A produção, na sua primeira metade, foca-se mais na relação dos personagens principais com essas situações, e como cada um reage e tenta sobreviver na medida do possível. É só no meio do filme que entendemos o porquê do título em português, e mesmo essa aparente "demora" para a ação, de fato, acontecer, não atrapalha de forma alguma o desenrolar da história, que é envolvente e interessante oi tempo todo. E, se a primeira hora da produção é reservada a um estudo de personagem simples, mas, enxuto e coeso, depois, temos algumas das mais impactantes cenas de um filme de sobrevivência que se tem notícia. A angústia e o sofrimentos de quem está numa situação extrema é palpável, e quase dá pra sentir o odor e o tato das coisas.
Ao mesmo tempo em que temos esses elementos, o pano de fundo do roteiro, habilmente, concentra-se numa crítica aos regimes ditatoriais que existiam naquele período, além de apontar o dedo para a exploração predatória de mega-empresas. Claro, não é nada realmente aprofundado, mas, acaba sendo melhor assim. Afinal, expor um pouco desses assuntos ali e acolá acaba gerando uma melhor reflexão do que tentar fazer algo que soe panfletário demais. Exemplo disso, é a impressionante cena de uma explosão que mata e fere diversos trabalhadores locais, quando o exército vais levar os corpos para a cidade, há uma verdadeira batalha campal, com a população completamente revoltada com o ocorrido. Uma sequência de grande impacto.
Por ser, em essência, um filme de sobrevivência, "O Comboio do Medo" tinha que nos apresentar personagens com quem nos importássemos. E, é isso o que ocorre, porém, mais uma vez, houve coragem por parte de seus realizadores, pois, assim como "Taxi Driver", os protagonistas do longa de Friedkin são tudo, menos carismáticos. Ao contrário: todos possuem ambições muitos particulares, e alguns não hesitariam em deixar os "companheiros" para trás, se preciso fosse.
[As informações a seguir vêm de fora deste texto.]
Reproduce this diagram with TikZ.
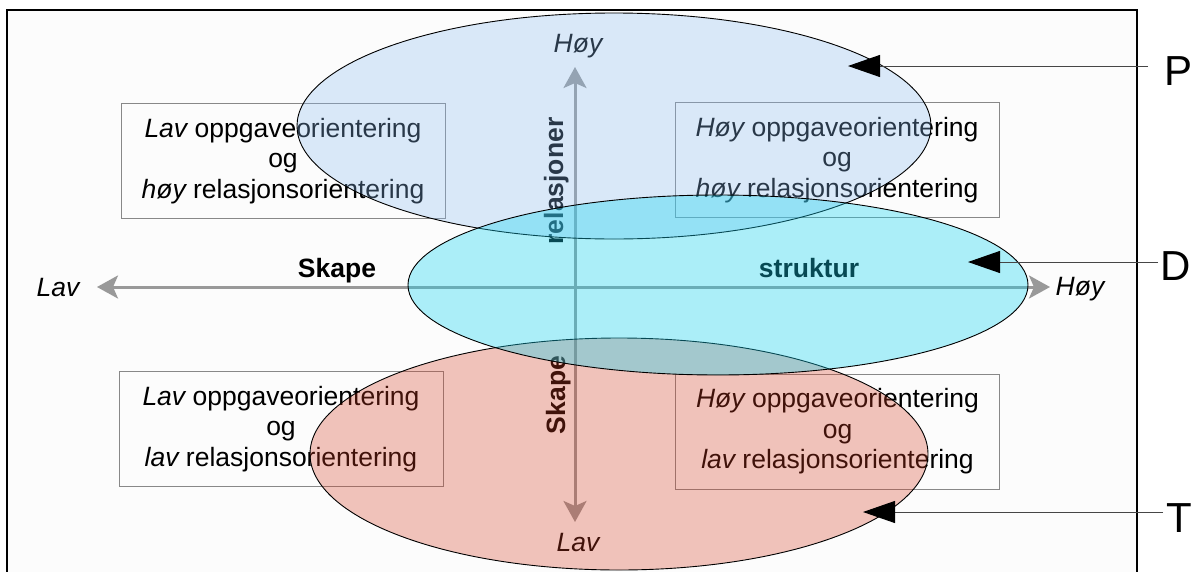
\documentclass[tikz,border=0pt]{standalone}
\usepackage{fontspec}
\setmainfont{Liberation Sans}
\usetikzlibrary{arrows.meta}
\definecolor{Pfill}{RGB}{138,188,242}
\definecolor{Dfill}{RGB}{21,212,241}
\definecolor{Tfill}{RGB}{215,62,35}
\definecolor{axisgray}{RGB}{153,153,153}
\definecolor{boxgray}{RGB}{136,136,136}
\definecolor{linegray}{RGB}{70,70,70}
\definecolor{framebg}{RGB}{252,252,252}
\begin{document}
\begin{tikzpicture}[x=1pt,y=-1pt,
  quad/.style={draw=boxgray, line width=0.9pt, minimum width=324pt, minimum height=115pt, align=center, font=\fontsize{26.5}{30.5}\selectfont, inner sep=0pt},
  axis/.style={draw=axisgray, line width=3pt, arrows={Stealth[length=21pt,width=23pt,inset=5pt]-Stealth[length=21pt,width=23pt,inset=5pt]}},
  axlab/.style={font=\fontsize{26.5}{30}\selectfont\itshape, anchor=base, inner sep=0pt},
  boldlab/.style={font=\fontsize{26.5}{30}\selectfont\bfseries, anchor=base, inner sep=0pt},
  blob/.style={draw=black, line width=0.9pt},
  letter/.style={font=\fontsize{42}{48}\selectfont, anchor=base west, inner sep=0pt},
  pointer/.style={draw=linegray, line width=1pt, -{Triangle[length=32pt,width=22pt,color=black]}}
]
\useasboundingbox (0,0) rectangle (1203,571);
\clip (0,0) rectangle (1203,571);
\draw[line width=1.5pt, fill=framebg] (7,10) rectangle (1137,600);

% quadrant boxes
\node[quad] (q1) at (283,161) {{\itshape Lav} oppgaveorientering\\og\\{\itshape høy} relasjonsorientering};
\node[quad] (q2) at (837,160) {{\itshape Høy} oppgaveorientering\\og\\{\itshape høy} relasjonsorientering};
\node[quad] (q3) at (281,429) {{\itshape Lav} oppgaveorientering\\og\\{\itshape lav} relasjonsorientering};
\node[quad] (q4) at (837.5,431.5) {{\itshape Høy} oppgaveorientering\\og\\{\itshape lav} relasjonsorientering};

% axes
\coordinate (hl) at (97,287);
\coordinate (hr) at (1050,287);
\coordinate (vt) at (575,67);
\coordinate (vb) at (575,522);
\draw[axis] (hl) -- (hr);
\draw[axis] (vb) -- (vt);

% axis labels
\node[axlab] (lavl) at (58,296) {Lav};
\node[axlab] (hoyr) at (1080,295) {Høy};
\node[axlab] (hoyt) at (578,52) {Høy};
\node[axlab] (lavb) at (578,551) {Lav};
\node[boldlab] (skh) at (337,277) {Skape};
\node[boldlab] (str) at (809,277) {struktur};
\node[boldlab, rotate=90] (rel) at (563,181) {relasjoner};
\node[boldlab, rotate=90] (skv) at (565,395) {Skape};

% ellipses
\path[blob, fill=Tfill, fill opacity=0.3] (619,454) ellipse [x radius=309pt, y radius=116pt];
\path[blob, fill=Pfill, fill opacity=0.3] (614,126) ellipse [x radius=317pt, y radius=113pt];
\path[blob, fill=Dfill, fill opacity=0.35] (718,285) ellipse [x radius=310pt, y radius=90pt];

% pointers
\node[letter] (Pl) at (1164,85) {P};
\node[letter] (Dl) at (1160,280) {D};
\node[letter] (Tl) at (1166,532) {T};
\coordinate (Ptip) at (848,66);
\coordinate (Dtip) at (968,262);
\coordinate (Ttip) at (863,512);
\draw[pointer, shorten <=16pt] (Pl.west |- Ptip) -- (Ptip);
\draw[pointer, shorten <=2pt] (Dl.west |- Dtip) -- (Dtip);
\draw[pointer, shorten <=3pt] (Tl.west |- Ttip) -- (Ttip);
\end{tikzpicture}
\end{document}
Só que é aí que reside o trunfo do roteiro: estamos diante de personagens, essencialmente, humanos, que, facilmente, encontraríamos na vida real. E, mesmo que a contragosto, torcemos por eles, e para que sobrevivam ao inferno pelo qual estão passando.
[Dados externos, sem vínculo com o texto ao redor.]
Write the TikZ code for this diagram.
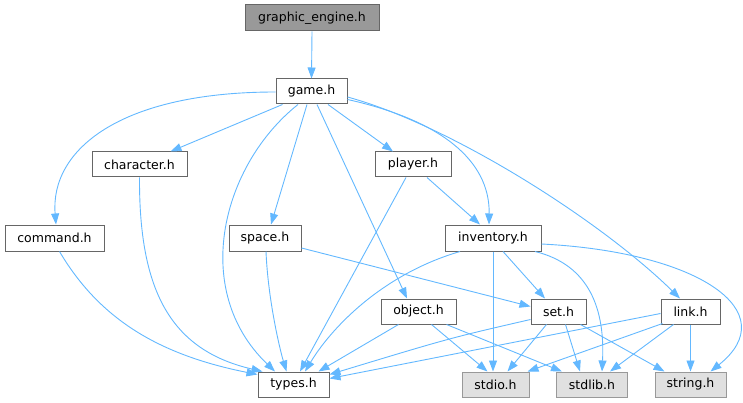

As atuações são formidáveis, em especial, a de Roy Scheider, recém-saído do mega-sucesso "Tubarão". Sua interpretação é visceral, indo de ataques de fúria, completamente irracionais, até olhares que dizem mais do que palavras. O restante do elenco também não fica atrás, tendo Bruno Cremer com destaque, num dos personagens que mais aparece em cena, e o que tem uma das histórias mais interessantes. Mas, o grande mérito do filme vai mesmo para o seu realizador, William Friedkin. Sua direção não é só segura, como vigorosa, e, em alguns casos, inventiva, com jogos de câmera que ajudam, de verdade, na narrativa, não sendo meros exercícios de estilo. De todo o contexto, só o roteiro que, em alguns momentos, apresenta falhas, com os personagens tomando algumas atitudes impensadas só para fazerem "a ação fluir". Mesmo assim, são pequenos erros pontuais.
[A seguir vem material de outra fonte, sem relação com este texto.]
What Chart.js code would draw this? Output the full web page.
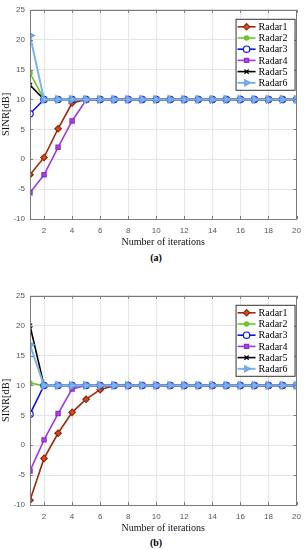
<!DOCTYPE html>
<html>
<head>
<meta charset="utf-8">
<script src="https://cdn.jsdelivr.net/npm/chart.js@4"></script>
<style>
  html, body { margin: 0; padding: 0; background: #fff; }
  body { width: 308px; height: 550px; position: relative; overflow: hidden; }
  .wrap { position: absolute; left: 0; width: 308px; height: 250px; }
  .cap { position: absolute; left: 0; width: 312px; text-align: center; font: bold 10px "Liberation Serif", serif; color: #000; }
</style>
</head>
<body>
<div class="wrap" style="top:0px"><canvas id="ca" width="308" height="250"></canvas></div>
<div class="cap" style="top:252px">(a)</div>
<div class="wrap" style="top:286px"><canvas id="cb" width="308" height="250"></canvas></div>
<div class="cap" style="top:537px">(b)</div>
<script>
// ---- data ----
const iterations = [1,2,3,4,5,6,7,8,9,10,11,12,13,14,15,16,17,18,19,20];
const seriesNames = ["Radar1","Radar2","Radar3","Radar4","Radar5","Radar6"];
const xTickValues = [2,4,6,8,10,12,14,16,18,20];
const yTickValues = [-10,-5,0,5,10,15,20,25];

// (a)
const a_radar1 = [-2.6, 0.3, 5.1, 9.4, 10.0, 10, 10, 10, 10, 10, 10, 10, 10, 10, 10, 10, 10, 10, 10, 10];
const a_radar2 = [14.4, 10, 10, 10, 10, 10, 10, 10, 10, 10, 10, 10, 10, 10, 10, 10, 10, 10, 10, 10];
const a_radar3 = [7.6, 10, 10, 10, 10, 10, 10, 10, 10, 10, 10, 10, 10, 10, 10, 10, 10, 10, 10, 10];
const a_radar4 = [-5.6, -2.6, 2.0, 6.4, 9.9, 10, 10, 10, 10, 10, 10, 10, 10, 10, 10, 10, 10, 10, 10, 10];
const a_radar5 = [12.4, 10, 10, 10, 10, 10, 10, 10, 10, 10, 10, 10, 10, 10, 10, 10, 10, 10, 10, 10];
const a_radar6 = [20.7, 10, 10, 10, 10, 10, 10, 10, 10, 10, 10, 10, 10, 10, 10, 10, 10, 10, 10, 10];

// (b)
const b_radar1 = [-9.2, -2.2, 2.0, 5.5, 7.7, 9.3, 10, 10, 10, 10, 10, 10, 10, 10, 10, 10, 10, 10, 10, 10];
const b_radar2 = [10.4, 10, 10, 10, 10, 10, 10, 10, 10, 10, 10, 10, 10, 10, 10, 10, 10, 10, 10, 10];
const b_radar3 = [5.2, 10, 10, 10, 10, 10, 10, 10, 10, 10, 10, 10, 10, 10, 10, 10, 10, 10, 10, 10];
const b_radar4 = [-4.3, 0.9, 5.3, 9.4, 10, 10, 10, 10, 10, 10, 10, 10, 10, 10, 10, 10, 10, 10, 10, 10];
const b_radar5 = [20.0, 10, 10, 10, 10, 10, 10, 10, 10, 10, 10, 10, 10, 10, 10, 10, 10, 10, 10, 10];
const b_radar6 = [16.8, 10, 10, 10, 10, 10, 10, 10, 10, 10, 10, 10, 10, 10, 10, 10, 10, 10, 10, 10];

// ---- styles ----
const styles = [
  { line: "#9a2a0a", fill: "#e04a1a", edge: "#8a2a0a", shape: "rectRot", r: 3.2, rot: 0, w: 1.6 },
  { line: "#6cc52c", fill: "#6cc52c", edge: "#6cc52c", shape: "circle", r: 2.2, rot: 0, w: 1.6 },
  { line: "#0a14e6", fill: "#ffffff", edge: "#0a14e6", shape: "circle", r: 3.2, rot: 0, w: 1.6 },
  { line: "#9a3ae8", fill: "#b040e0", edge: "#8a30d0", shape: "rect", r: 3.0, rot: 0, w: 1.6 },
  { line: "#000000", fill: "#000000", edge: "#000000", shape: "crossRot", r: 3.0, rot: 0, w: 1.6 },
  { line: "#7cb2ee", fill: "#7cb2ee", edge: "#6aa2e6", shape: "triangle", r: 4.4, rot: 90, w: 2.0 }
];

function makeDatasets(arrs) {
  return arrs.map((vals, i) => {
    const s = styles[i];
    return {
      label: seriesNames[i],
      data: iterations.map((x, k) => ({ x: x, y: vals[k] })),
      borderColor: s.line,
      borderWidth: s.w,
      backgroundColor: s.fill,
      pointStyle: s.shape,
      pointRadius: s.r,
      pointRotation: s.rot,
      pointBackgroundColor: s.fill,
      pointBorderColor: s.edge,
      pointBorderWidth: 1.2,
      pointHoverRadius: s.r,
      tension: 0,
      fill: false,
      order: 6 - i
    };
  });
}

const boxPlugin = {
  id: "boxPlugin",
  afterDraw(chart) {
    const { ctx, chartArea: a, scales } = chart;
    ctx.save();
    ctx.strokeStyle = "#7a7a7a";
    ctx.lineWidth = 1;
    ctx.strokeRect(Math.round(a.left) + 0.5, Math.round(a.top) + 0.5,
                   Math.round(a.right - a.left) - 1, Math.round(a.bottom - a.top));
    const tl = 3;
    ctx.beginPath();
    xTickValues.forEach(v => {
      const px = Math.round(scales.x.getPixelForValue(v)) + 0.5;
      ctx.moveTo(px, a.bottom); ctx.lineTo(px, a.bottom - tl);
      ctx.moveTo(px, a.top); ctx.lineTo(px, a.top + tl);
    });
    yTickValues.forEach(v => {
      const py = Math.round(scales.y.getPixelForValue(v)) + 0.5;
      ctx.moveTo(a.left, py); ctx.lineTo(a.left + tl, py);
      ctx.moveTo(a.right, py); ctx.lineTo(a.right - tl, py);
    });
    ctx.stroke();

    // legend
    const bx = a.right - 61, by = a.top + 9, bw = 59, bh = 71, rowH = 11.2;
    ctx.fillStyle = "#ffffff";
    ctx.fillRect(bx, by, bw, bh);
    ctx.strokeStyle = "#333333";
    ctx.strokeRect(bx + 0.5, by + 0.5, bw, bh);
    ctx.font = '10px "Liberation Serif", serif';
    ctx.textBaseline = "middle";
    ctx.textAlign = "left";
    chart.data.datasets.forEach((ds, i) => {
      const cy = by + 8 + i * rowH;
      ctx.strokeStyle = ds.borderColor;
      ctx.lineWidth = ds.borderWidth;
      ctx.beginPath();
      ctx.moveTo(bx + 2, cy); ctx.lineTo(bx + 20, cy);
      ctx.stroke();
      ctx.lineWidth = 1.2;
      ctx.fillStyle = ds.pointBackgroundColor;
      ctx.strokeStyle = ds.pointBorderColor;
      Chart.helpers.drawPoint(ctx, { pointStyle: ds.pointStyle, radius: Math.min(ds.pointRadius, 3.6), rotation: ds.pointRotation, borderWidth: 1.2 }, bx + 11, cy);
      ctx.fillStyle = "#000";
      ctx.fillText(ds.label, bx + 23, cy + 0.5);
    });
    ctx.restore();
  }
};

function makeChart(id, arrs) {
  return new Chart(document.getElementById(id), {
    type: "line",
    data: { datasets: makeDatasets(arrs) },
    options: {
      responsive: false,
      animation: false,
      events: [],
      layout: { padding: { top: 7, right: 9, left: 0, bottom: 0 } },
      plugins: { legend: { display: false }, tooltip: { enabled: false } },
      scales: {
        x: {
          type: "linear",
          min: 1, max: 20,
          afterBuildTicks: s => { s.ticks = xTickValues.map(v => ({ value: v })); },
          afterFit: s => { s.height = 31; },
          grid: { color: "#e4e4e4", drawTicks: false, lineWidth: 1 },
          border: { display: false },
          ticks: { font: { family: "Liberation Sans", size: 8 }, color: "#555", padding: 7, maxRotation: 0, autoSkip: false },
          title: { display: true, text: "Number of iterations", font: { family: "Liberation Serif", size: 10 }, color: "#111", padding: { top: 0, bottom: 2 } }
        },
        y: {
          type: "linear",
          min: -10, max: 25,
          afterBuildTicks: s => { s.ticks = yTickValues.map(v => ({ value: v })); },
          afterFit: s => { s.width = 30; },
          grid: { color: "#e4e4e4", drawTicks: false, lineWidth: 1 },
          border: { display: false },
          ticks: { font: { family: "Liberation Sans", size: 8 }, color: "#555", padding: 5 },
          title: { display: true, text: "SINR[dB]", font: { family: "Liberation Serif", size: 10.5 }, color: "#111", padding: { top: 0, bottom: 0 } }
        }
      }
    },
    plugins: [boxPlugin]
  });
}

makeChart("ca", [a_radar1, a_radar2, a_radar3, a_radar4, a_radar5, a_radar6]);
makeChart("cb", [b_radar1, b_radar2, b_radar3, b_radar4, b_radar5, b_radar6]);
</script>
</body>
</html>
"O Comboio do Medo", enfim, é uma experiência cinematográfica completa, e que ainda serve como "peça histórica" para mostrar o quanto Hollywood decaiu ao longo dos anos. Claro, ninguém mais espera que hoje, com os recursos técnicos, um cineasta precise deslocar toca uma equipe para outro país, em condições inóspitas. Mas, que, pelo menos, ainda se permanecesse a qualidade nos roteiros, atuações, direções, etc. Tudo bem que não nasce, todo dia, um Friedkin, um Coppola ou um Scorsese, mas, assistir a filmes como "O Comboio do Medo", acaba dando a inevitável sensação de nostalgia de que antes o cinema daquela época era melhor; bem melhor.